Oscar WiIde, L’Âme de l’homme sous le socialisme

WildeWilde écrivain, Wilde dandy, Wilde homosexuel… mais Wilde socialiste ? C’est là une facette assez méconnue du personnage, qu’illustre un court ouvrage publié en 1891 : « L’Âme de l’homme sous le socialisme ». Il ne s’agit pas là d’un socialisme de caserne, évoqué par Wilde, en prophète involontaire des crimes staliniens. On n’y trouve pas non plus la pensée de partis politiques actuels, dits socialistes, célébrant comme M. Valls l’amour de l’entreprise.
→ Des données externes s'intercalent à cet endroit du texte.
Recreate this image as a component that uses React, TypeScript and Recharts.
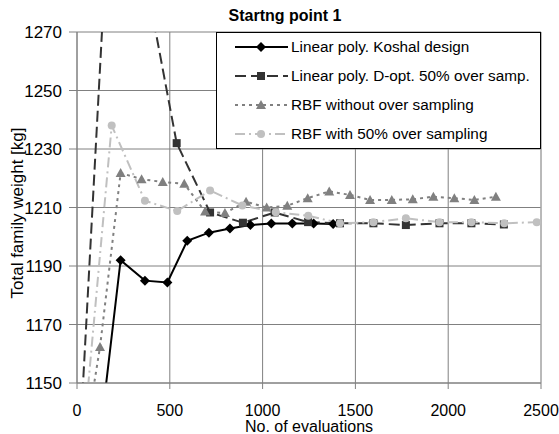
import { LineChart, Line, XAxis, YAxis, CartesianGrid, Legend, Label, ReferenceLine } from "recharts";

const xTicks = [0, 500, 1000, 1500, 2000, 2500];
const yTicks = [1150, 1170, 1190, 1210, 1230, 1250, 1270];

const koshalEvals = [150, 235, 366, 487, 594, 711, 824, 934, 1047, 1160, 1275, 1380];
const koshalWeight = [1146, 1192, 1185, 1184.4, 1198.6, 1201.4, 1202.8, 1204, 1204.5, 1204.5, 1204.5, 1204.4];

const dOptEvals = [25, 199, 537, 717, 894, 1065, 1245, 1417, 1597, 1772, 1953, 2125, 2300];
const dOptWeight = [1141, 1346, 1232, 1208.3, 1204.8, 1208.3, 1205, 1204.6, 1204.6, 1204, 1204.6, 1204.6, 1204.2];

const rbfNoOsEvals = [70, 124, 235, 348, 462, 578, 690, 797, 911, 1022, 1133, 1243, 1359, 1471, 1579, 1696, 1809, 1920, 2033, 2141, 2257];
const rbfNoOsWeight = [1141, 1162.3, 1221.8, 1219.7, 1218.7, 1218.1, 1208.6, 1208.1, 1212, 1210, 1210.6, 1213.2, 1215.5, 1214.3, 1212.6, 1212.6, 1212.8, 1213.7, 1213.2, 1212.6, 1213.7];

const rbfOsEvals = [50, 187, 366, 540, 717, 891, 1071, 1246, 1417, 1597, 1772, 1953, 2125, 2302, 2477];
const rbfOsWeight = [1142, 1238, 1212.3, 1208.8, 1215.8, 1210.7, 1208.4, 1207.2, 1204.6, 1205, 1206.3, 1205, 1205, 1204.6, 1205];

const toPoints = (xs: number[], ys: number[]) => xs.map((x, i) => ({ x, y: ys[i] }));

const FONT = "Arial, 'Liberation Sans', sans-serif";

const series = [
  { name: "Linear poly. Koshal design", data: toPoints(koshalEvals, koshalWeight), color: "#000000", shape: "diamond", dash: undefined },
  { name: "Linear poly. D-opt. 50% over samp.", data: toPoints(dOptEvals, dOptWeight), color: "#333333", shape: "square", dash: "11 5" },
  { name: "RBF without over sampling", data: toPoints(rbfNoOsEvals, rbfNoOsWeight), color: "#808080", shape: "triangle", dash: "3 4" },
  { name: "RBF with 50% over sampling", data: toPoints(rbfOsEvals, rbfOsWeight), color: "#c0c0c0", shape: "circle", dash: "10 4 2 4" },
];

function Marker({ shape, cx, cy, color }: { shape: string; cx: number; cy: number; color: string }) {
  if (shape === "diamond") {
    return <polygon points={`${cx},${cy - 5} ${cx + 5},${cy} ${cx},${cy + 5} ${cx - 5},${cy}`} fill={color} />;
  }
  if (shape === "square") {
    return <rect x={cx - 4} y={cy - 4} width={8} height={8} fill={color} />;
  }
  if (shape === "triangle") {
    return <polygon points={`${cx},${cy - 5} ${cx + 5},${cy + 4} ${cx - 5},${cy + 4}`} fill={color} />;
  }
  return <circle cx={cx} cy={cy} r={4} fill={color} />;
}

function LegendBox() {
  const rows = [15, 44, 73, 102];
  return (
    <svg width={325} height={117} style={{ display: "block" }}>
      <rect x={0.5} y={0.5} width={324} height={116} fill="#fff" stroke="#000" />
      {series.map((s, i) => (
        <g key={s.name}>
          <line x1={19} x2={72} y1={rows[i]} y2={rows[i]} stroke={s.color} strokeWidth={2} strokeDasharray={s.dash} />
          <Marker shape={s.shape} cx={45} cy={rows[i]} color={s.color} />
          <text x={75} y={rows[i] + 5} fontSize={15.3} fontFamily={FONT} fill="#000">
            {s.name}
          </text>
        </g>
      ))}
    </svg>
  );
}

export default function App() {
  return (
    <div style={{ position: "absolute", left: 0, top: 0, width: 559, height: 434, background: "#fff", fontFamily: FONT }}>
      <div style={{ position: "absolute", left: 0, width: 570, top: 8, textAlign: "center", fontSize: 16, lineHeight: "16px", fontWeight: "bold" }}>
        Startng point 1
      </div>
      <LineChart width={559} height={434} margin={{ top: 32, right: 18, bottom: 0, left: 0 }}>
        <CartesianGrid stroke="#808080" />
        <ReferenceLine x={2500} stroke="#b4b4b4" />
        <XAxis
          type="number"
          dataKey="x"
          domain={[0, 2500]}
          ticks={xTicks}
          allowDataOverflow
          height={51}
          tickSize={6}
          tickMargin={16}
          stroke="#808080"
          tick={{ fill: "#000", fontSize: 16, fontFamily: FONT }}
        >
          <Label
            content={() => (
              <text x={309} y={432} textAnchor="middle" fontSize={16} fontFamily={FONT} fill="#000">
                No. of evaluations
              </text>
            )}
          />
        </XAxis>
        <YAxis
          type="number"
          domain={[1150, 1270]}
          ticks={yTicks}
          allowDataOverflow
          width={77}
          tickSize={8}
          tickMargin={7}
          stroke="#808080"
          tick={{ fill: "#000", fontSize: 17, fontFamily: FONT }}
        >
          <Label
            content={() => (
              <text x={23} y={213} transform="rotate(-90 23 213)" textAnchor="middle" fontSize={17} fontFamily={FONT} fill="#000">
                Total family weight [kg]
              </text>
            )}
          />
        </YAxis>
        <Legend
          layout="vertical"
          align="center"
          verticalAlign="middle"
          wrapperStyle={{ left: 216, top: 32, width: 325, height: 117 }}
          content={() => <LegendBox />}
        />
        {series.map((s) => (
          <Line
            key={s.name}
            data={s.data}
            dataKey="y"
            name={s.name}
            stroke={s.color}
            strokeWidth={2}
            strokeDasharray={s.dash}
            isAnimationActive={false}
            dot={(p: any) =>
              p.cx == null || p.cy == null ? <g key={p.index} /> : <Marker key={p.index} shape={s.shape} cx={p.cx} cy={p.cy} color={s.color} />
            }
            activeDot={false}
          />
        ))}
      </LineChart>
    </div>
  );
}
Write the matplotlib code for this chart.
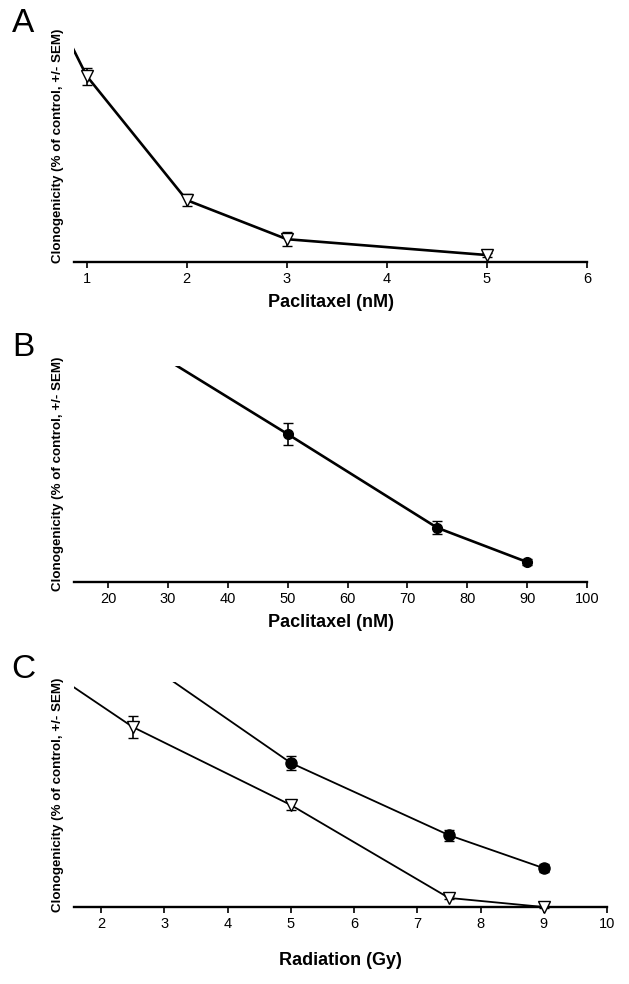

Il est ici question d’un socialisme fondé sur les piliers définis par Marx : abolition de la propriété privée, substitution du principe de coopération au principe de concurrence. Dans quel but ? L’individualisme. Là, Wilde développe son originalité : le socialisme n’a d’intérêt qu’en ce qu’il permettra à l’être humain de s’extraire de l’attention portée aux choses matérielles, soit par nécessité (la pauvreté), soit par désir d’appropriation. Pour l’auteur, l’abolition des bases du capitalisme sera utile à tous, car elle permettra aux individus de se réaliser pleinement, en se consacrant à leur personnalité, à l’Art.

L’individualisme entendu comme l’accaparement infini de richesses est ainsi refusé : « Car l’acceptation de la propriété privée a réellement nui à l’individualisme, et l’a obscurci, en confondant l’homme avec ce qu’il possède. Elle a complètement dévoyé l’individualisme. Elle lui a donné pour visée le gain matériel, et non le développement moral. De sorte que les hommes ont pensé que la chose importante est d’avoir et n’ont pas compris que la chose importante est d’être. » Le programme politique du dandy n’est pas la reprise de la croissance, mais « le vrai plaisir et la joie de vivre ». Dans cette optique, l’Art s’avère central, car il est le meilleur médium de totale expression d’une personnalité. 

En quelques pages, nombreux sont les points abordés : le discours émancipateur de Jésus, l’abolition du mariage bourgeois bridant le Moi, la multiplicité des formes d’épanouissement (poésie, science…), le refus du conformisme, l’inefficacité des peines infligées par le droit pénal, la réduction du travail grâce au machinisme… Pour Wilde, « L’État doit s’occuper de l’utile. L’individu doit s’occuper du beau. » Et dans un monde où les inégalités et les mesures répressives s’accroissent, la prose libertaire de Wilde surprend le lecteur par son actualité. Wilde conteste le capitalisme car il l’estime aliénant, producteur de laideur et de misère. Le collectivisme trouve son sens dans la liberté qu’il offrira aux individus de se consacrer à leur vie et de lui donner une orientation esthétique grâce à l’Art.

Projet irréaliste, utopie, diront certains. À ces derniers, Wilde adresse quelques mots : « Une carte du monde qui ne contient pas Utopie n’est pas même digne qu’on y jette un regard, car elle omet la seule contrée à laquelle l’humanité aborde toujours. Et lorsque l’humanité y aborde, elle regarde plus loin et, apercevant une contrée meilleure, remet à la voile. Le progrès est la réalisation des utopies ». 

À vous de voir !

Vincent Danau

 

Oscar Wilde, L’Âme de l’homme sous le socialisme, Paris, Fayard/Mille et une nuits, La Petite Collection, 2013,  96 p.